Today’s electric motors are generally far more efficient at using energy than the internal combustion engine, said Pete Savagian, GM’s director of hybrid and electric architectures. That’s particularly true with automotive motors, which he said now can produce twice the power output per kilowatt of motors used in industrial applications. Even so, Savagian stressed there are significant improvements to come. And GM would rather control the development chain from top to bottom.
Increasing the efficiency of the motors used in tomorrow’s cars is only part of the challenge. Cutting cost is another issue that GM hopes to address.

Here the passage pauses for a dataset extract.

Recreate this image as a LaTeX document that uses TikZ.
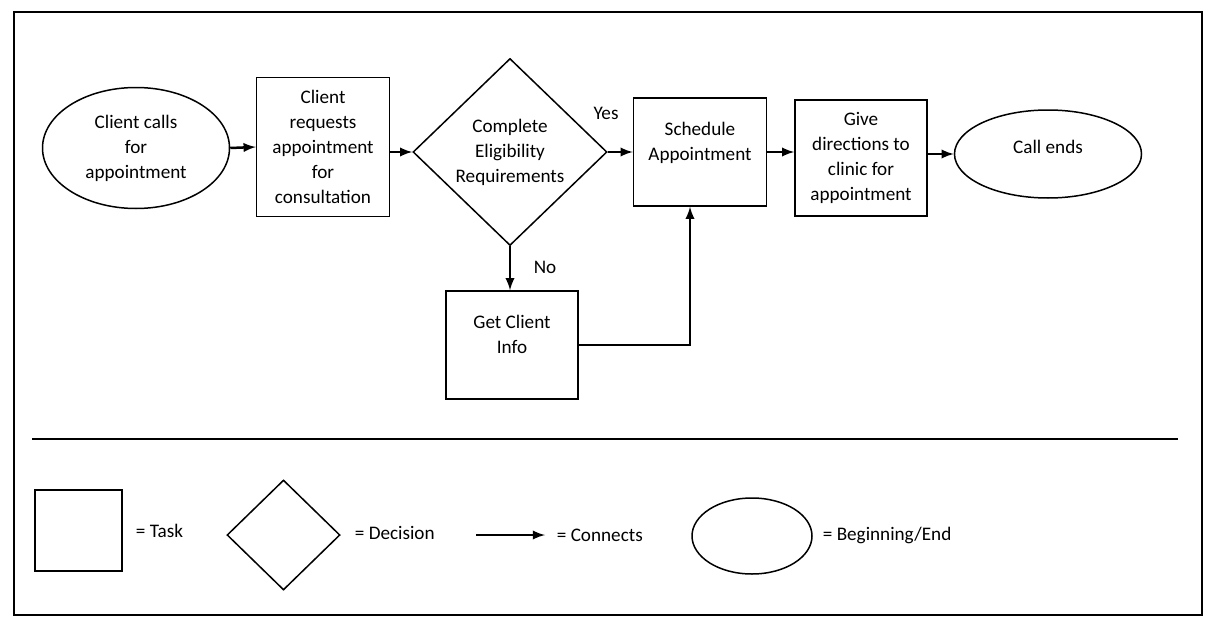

The most efficient designs use expensive rare earth metals that can cost as much as $200 for the magnets in a single motor for a hybrid vehicle. Quality and reliability are other challenges.
Stephens said GM won’t abandon outside motor suppliers entirely. Like the rest of the electric vehicle field, motors are evolving too rapidly, and cutting ties to outside developers could leave GM in an uncompetitive situation if it can’t stay on top of the technology.
The new plant should create “over 100 jobs,” according to Stephens. It’s expected to go into operation around 2013, and it will be used to provide motors for the next generation of GM’s two-mode hybrid powertrain. Currently, the system is in use on some of the automaker’s biggest vehicles, such as the Cadillac Escalade Hybrid.
The improved two-mode system will be downsized and cheaper to build, confirmed Stephens, which “will allow us to use (it) in more than just full-size trucks. We’ll be able to package it into smaller cars.”